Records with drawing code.
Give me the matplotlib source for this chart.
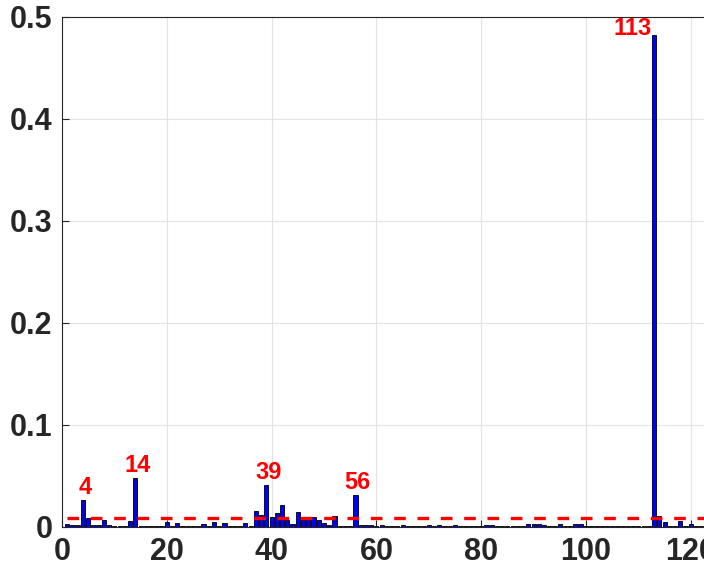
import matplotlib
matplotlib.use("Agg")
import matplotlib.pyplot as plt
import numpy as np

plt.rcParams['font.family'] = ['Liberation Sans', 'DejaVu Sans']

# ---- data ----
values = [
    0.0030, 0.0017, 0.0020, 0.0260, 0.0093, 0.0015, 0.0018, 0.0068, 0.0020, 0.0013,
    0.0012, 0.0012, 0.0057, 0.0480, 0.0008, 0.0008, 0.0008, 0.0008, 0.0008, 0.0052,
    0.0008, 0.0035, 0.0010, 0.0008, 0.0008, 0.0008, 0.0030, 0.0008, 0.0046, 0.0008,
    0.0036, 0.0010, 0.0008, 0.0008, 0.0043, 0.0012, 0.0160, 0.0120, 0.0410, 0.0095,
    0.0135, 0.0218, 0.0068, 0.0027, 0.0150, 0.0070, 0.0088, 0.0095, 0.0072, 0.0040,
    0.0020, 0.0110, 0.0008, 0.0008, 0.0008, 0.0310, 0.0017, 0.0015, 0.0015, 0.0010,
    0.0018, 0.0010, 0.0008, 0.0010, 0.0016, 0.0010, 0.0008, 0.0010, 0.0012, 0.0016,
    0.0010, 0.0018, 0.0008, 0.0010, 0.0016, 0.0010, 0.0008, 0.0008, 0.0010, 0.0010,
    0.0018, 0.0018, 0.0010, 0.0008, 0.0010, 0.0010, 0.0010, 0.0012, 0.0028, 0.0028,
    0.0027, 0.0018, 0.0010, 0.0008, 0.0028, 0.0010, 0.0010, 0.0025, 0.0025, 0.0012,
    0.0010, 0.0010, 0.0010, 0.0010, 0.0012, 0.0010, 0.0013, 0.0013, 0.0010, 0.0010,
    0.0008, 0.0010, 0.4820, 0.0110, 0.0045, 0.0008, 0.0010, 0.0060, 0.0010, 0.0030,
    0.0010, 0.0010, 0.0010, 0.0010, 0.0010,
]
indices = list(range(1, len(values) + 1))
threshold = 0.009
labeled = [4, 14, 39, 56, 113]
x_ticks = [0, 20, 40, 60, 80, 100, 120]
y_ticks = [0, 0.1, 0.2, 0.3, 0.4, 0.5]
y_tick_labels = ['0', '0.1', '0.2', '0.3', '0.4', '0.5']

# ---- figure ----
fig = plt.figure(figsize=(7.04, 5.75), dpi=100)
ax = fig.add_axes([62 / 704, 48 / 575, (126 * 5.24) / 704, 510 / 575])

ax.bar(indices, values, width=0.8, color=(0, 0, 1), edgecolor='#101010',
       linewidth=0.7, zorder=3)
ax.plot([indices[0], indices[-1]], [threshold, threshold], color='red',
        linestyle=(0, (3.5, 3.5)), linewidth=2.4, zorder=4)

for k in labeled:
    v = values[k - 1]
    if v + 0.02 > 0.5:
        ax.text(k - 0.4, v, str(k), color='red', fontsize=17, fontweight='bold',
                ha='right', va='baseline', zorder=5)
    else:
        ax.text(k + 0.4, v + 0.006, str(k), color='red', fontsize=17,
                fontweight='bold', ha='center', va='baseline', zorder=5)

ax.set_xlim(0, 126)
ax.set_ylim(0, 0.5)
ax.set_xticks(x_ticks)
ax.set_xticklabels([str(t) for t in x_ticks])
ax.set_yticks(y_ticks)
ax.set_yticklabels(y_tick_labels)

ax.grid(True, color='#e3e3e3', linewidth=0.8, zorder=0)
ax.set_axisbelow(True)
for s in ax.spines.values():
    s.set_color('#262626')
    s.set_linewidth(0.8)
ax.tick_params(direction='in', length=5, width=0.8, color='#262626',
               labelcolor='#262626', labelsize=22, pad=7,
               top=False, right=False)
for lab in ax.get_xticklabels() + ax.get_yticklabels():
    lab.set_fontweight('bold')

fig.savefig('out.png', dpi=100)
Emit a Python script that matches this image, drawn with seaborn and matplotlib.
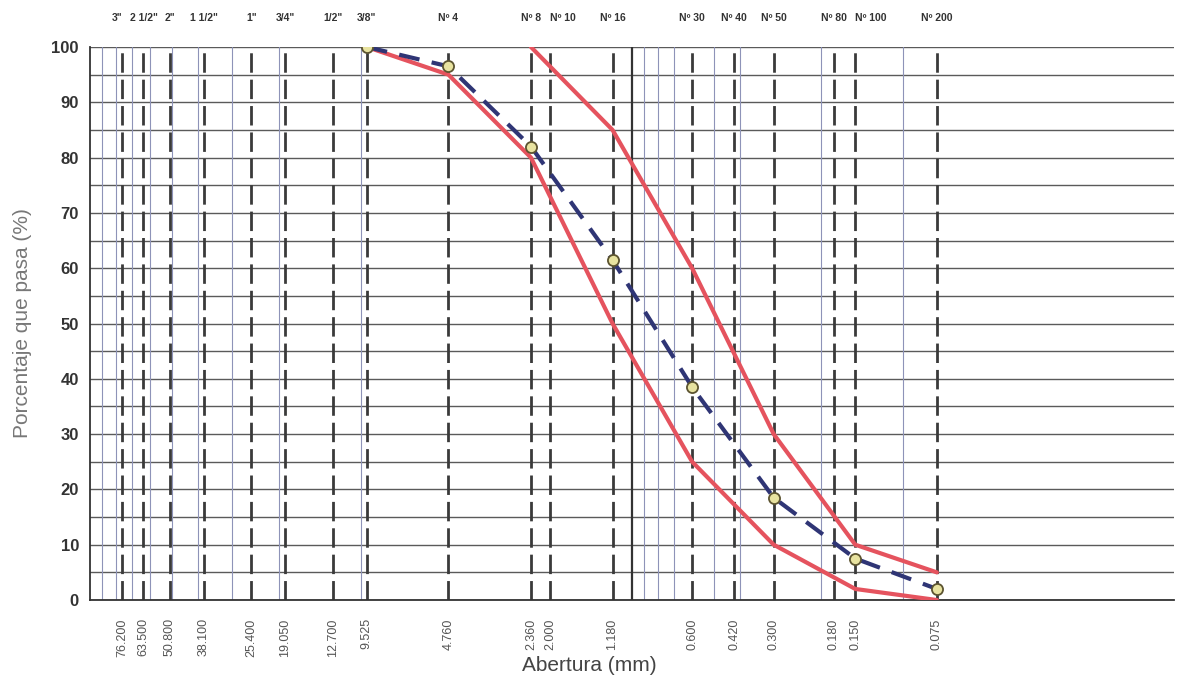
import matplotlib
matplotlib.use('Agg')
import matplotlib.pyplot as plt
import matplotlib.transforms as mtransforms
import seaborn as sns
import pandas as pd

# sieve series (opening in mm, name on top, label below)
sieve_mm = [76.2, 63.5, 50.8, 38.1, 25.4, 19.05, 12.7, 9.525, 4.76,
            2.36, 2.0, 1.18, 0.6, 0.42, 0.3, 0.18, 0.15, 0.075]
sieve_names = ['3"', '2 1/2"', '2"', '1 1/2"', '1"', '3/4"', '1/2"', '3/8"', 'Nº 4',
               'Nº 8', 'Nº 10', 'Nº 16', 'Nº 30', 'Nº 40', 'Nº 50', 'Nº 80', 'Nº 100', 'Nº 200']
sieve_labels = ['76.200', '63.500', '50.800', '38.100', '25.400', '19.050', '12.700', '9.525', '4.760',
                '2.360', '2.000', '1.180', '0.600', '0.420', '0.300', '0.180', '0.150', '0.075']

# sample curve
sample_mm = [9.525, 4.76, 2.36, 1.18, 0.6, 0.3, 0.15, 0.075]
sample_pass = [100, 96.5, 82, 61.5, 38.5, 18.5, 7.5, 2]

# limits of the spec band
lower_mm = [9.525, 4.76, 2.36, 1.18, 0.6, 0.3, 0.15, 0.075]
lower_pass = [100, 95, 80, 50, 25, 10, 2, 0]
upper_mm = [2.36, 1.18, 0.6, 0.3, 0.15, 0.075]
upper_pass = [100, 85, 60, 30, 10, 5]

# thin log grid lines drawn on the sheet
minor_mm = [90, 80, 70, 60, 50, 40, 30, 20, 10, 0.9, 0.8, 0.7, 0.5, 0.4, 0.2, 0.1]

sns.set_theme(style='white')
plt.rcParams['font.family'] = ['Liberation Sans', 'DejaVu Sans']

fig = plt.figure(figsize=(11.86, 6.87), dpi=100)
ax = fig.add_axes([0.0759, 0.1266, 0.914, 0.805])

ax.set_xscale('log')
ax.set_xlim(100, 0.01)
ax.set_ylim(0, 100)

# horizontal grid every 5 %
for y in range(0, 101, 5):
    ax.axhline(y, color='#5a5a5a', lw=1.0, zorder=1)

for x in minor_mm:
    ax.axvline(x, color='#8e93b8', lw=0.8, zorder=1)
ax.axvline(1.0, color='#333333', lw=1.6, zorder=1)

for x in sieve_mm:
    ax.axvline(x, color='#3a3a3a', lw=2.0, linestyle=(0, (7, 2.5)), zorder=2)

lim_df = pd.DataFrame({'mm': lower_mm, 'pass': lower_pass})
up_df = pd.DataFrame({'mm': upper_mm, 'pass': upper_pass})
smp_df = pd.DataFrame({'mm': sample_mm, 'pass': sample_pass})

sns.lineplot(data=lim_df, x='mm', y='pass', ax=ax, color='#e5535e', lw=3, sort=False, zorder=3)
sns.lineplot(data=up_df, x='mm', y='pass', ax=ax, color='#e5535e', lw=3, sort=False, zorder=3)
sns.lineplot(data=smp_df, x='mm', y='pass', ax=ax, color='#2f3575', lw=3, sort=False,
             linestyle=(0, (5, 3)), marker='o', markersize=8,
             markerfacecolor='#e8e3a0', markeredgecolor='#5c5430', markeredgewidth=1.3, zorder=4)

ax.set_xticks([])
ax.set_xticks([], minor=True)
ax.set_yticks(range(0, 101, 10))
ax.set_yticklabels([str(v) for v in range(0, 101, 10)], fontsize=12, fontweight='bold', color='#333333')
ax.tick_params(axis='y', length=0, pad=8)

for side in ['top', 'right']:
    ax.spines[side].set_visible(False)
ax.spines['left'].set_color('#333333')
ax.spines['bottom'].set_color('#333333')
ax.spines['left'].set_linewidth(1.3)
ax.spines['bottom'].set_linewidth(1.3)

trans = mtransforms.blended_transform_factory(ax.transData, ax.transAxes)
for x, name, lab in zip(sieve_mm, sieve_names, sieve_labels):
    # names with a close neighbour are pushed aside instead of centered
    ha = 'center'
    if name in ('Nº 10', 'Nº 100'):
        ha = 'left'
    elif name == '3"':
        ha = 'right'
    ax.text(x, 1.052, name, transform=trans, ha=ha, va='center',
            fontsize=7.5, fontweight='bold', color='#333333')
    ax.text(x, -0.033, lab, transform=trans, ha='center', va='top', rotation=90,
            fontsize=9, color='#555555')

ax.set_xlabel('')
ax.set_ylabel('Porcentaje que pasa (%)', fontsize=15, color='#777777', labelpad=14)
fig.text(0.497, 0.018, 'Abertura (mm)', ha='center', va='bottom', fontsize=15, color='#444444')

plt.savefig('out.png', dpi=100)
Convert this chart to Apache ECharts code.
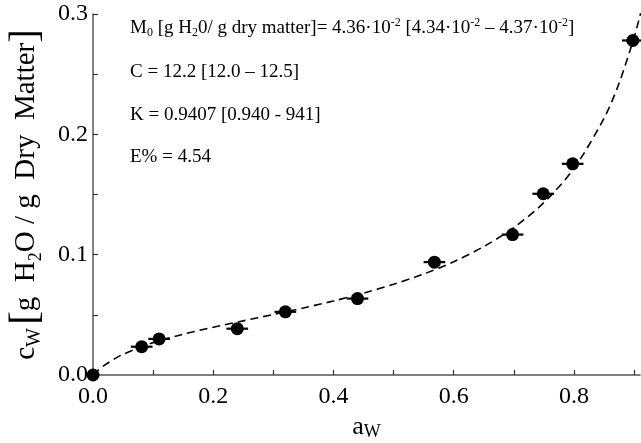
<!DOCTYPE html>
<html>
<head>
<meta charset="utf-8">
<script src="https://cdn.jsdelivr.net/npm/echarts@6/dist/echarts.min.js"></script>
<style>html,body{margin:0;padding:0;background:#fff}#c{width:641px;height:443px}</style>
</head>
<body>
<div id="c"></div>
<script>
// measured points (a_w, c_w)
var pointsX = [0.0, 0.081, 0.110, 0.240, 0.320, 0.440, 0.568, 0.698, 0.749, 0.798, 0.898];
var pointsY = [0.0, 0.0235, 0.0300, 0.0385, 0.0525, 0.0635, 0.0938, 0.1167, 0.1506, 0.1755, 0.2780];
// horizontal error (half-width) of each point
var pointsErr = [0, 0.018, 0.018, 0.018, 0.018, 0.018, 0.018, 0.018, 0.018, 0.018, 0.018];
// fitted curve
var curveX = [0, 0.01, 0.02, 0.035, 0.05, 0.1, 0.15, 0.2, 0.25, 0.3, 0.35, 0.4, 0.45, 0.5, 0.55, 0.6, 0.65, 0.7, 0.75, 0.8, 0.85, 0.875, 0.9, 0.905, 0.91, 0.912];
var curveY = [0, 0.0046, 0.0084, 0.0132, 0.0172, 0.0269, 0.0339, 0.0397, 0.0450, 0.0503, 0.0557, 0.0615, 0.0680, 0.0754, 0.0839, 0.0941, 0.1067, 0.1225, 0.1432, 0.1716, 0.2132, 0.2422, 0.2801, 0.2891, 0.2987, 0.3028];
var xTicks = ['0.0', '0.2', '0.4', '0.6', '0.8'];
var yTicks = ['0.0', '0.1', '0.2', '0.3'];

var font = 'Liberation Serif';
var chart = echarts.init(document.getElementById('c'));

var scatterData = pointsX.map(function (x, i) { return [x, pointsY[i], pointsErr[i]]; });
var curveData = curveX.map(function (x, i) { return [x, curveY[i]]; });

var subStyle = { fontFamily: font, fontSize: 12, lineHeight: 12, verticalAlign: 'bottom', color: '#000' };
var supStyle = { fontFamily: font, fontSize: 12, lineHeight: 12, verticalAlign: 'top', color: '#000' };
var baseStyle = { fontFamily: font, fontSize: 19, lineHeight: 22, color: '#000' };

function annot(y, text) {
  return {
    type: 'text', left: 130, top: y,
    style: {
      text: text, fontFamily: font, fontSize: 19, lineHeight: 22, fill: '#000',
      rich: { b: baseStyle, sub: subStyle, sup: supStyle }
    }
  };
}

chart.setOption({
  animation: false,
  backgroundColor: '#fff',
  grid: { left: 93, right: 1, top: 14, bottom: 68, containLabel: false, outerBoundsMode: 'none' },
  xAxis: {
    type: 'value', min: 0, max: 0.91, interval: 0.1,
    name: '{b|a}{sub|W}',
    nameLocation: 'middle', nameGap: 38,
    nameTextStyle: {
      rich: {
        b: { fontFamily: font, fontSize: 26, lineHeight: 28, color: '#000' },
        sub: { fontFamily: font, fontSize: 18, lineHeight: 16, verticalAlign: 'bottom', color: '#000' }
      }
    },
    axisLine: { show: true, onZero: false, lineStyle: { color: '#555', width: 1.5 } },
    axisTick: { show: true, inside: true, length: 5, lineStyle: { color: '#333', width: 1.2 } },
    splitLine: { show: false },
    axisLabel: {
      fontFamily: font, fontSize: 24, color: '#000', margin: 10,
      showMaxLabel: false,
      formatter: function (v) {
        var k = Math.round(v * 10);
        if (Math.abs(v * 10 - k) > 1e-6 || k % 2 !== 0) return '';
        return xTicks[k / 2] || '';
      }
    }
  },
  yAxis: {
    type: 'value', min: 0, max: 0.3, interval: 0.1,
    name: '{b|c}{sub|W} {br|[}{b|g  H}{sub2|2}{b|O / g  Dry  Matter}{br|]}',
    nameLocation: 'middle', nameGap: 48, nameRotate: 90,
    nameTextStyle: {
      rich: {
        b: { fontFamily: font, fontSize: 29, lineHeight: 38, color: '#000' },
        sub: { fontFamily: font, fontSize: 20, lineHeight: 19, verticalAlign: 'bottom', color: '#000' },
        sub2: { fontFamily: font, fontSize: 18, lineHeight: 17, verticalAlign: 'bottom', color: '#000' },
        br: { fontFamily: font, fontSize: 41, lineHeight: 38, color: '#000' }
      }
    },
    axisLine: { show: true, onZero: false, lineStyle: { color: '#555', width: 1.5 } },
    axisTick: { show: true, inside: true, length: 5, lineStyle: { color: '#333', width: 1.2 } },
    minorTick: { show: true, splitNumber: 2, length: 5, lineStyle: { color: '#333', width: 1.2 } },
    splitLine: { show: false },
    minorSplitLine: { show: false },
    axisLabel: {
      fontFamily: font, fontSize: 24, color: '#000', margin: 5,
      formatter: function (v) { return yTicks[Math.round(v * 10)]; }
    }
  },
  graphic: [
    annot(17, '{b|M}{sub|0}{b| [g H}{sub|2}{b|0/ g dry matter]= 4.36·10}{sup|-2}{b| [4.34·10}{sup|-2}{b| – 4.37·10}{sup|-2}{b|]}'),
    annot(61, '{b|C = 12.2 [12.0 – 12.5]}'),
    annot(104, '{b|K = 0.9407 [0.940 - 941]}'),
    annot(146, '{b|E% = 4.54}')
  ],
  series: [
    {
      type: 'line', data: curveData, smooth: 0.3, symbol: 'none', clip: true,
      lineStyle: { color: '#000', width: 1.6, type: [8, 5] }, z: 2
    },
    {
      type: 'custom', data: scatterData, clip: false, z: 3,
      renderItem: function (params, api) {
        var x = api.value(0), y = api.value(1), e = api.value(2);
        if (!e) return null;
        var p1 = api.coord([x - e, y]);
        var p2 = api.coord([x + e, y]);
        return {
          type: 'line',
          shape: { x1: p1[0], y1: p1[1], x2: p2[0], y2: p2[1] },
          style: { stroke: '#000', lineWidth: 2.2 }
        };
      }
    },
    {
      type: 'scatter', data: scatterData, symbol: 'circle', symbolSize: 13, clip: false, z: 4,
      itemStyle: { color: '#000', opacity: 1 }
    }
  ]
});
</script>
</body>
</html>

TASK TO COMPLETE.
Each line containing the word "this" counts once; say how many such lines there are, giving only the number.

TASK RESPONSE.
3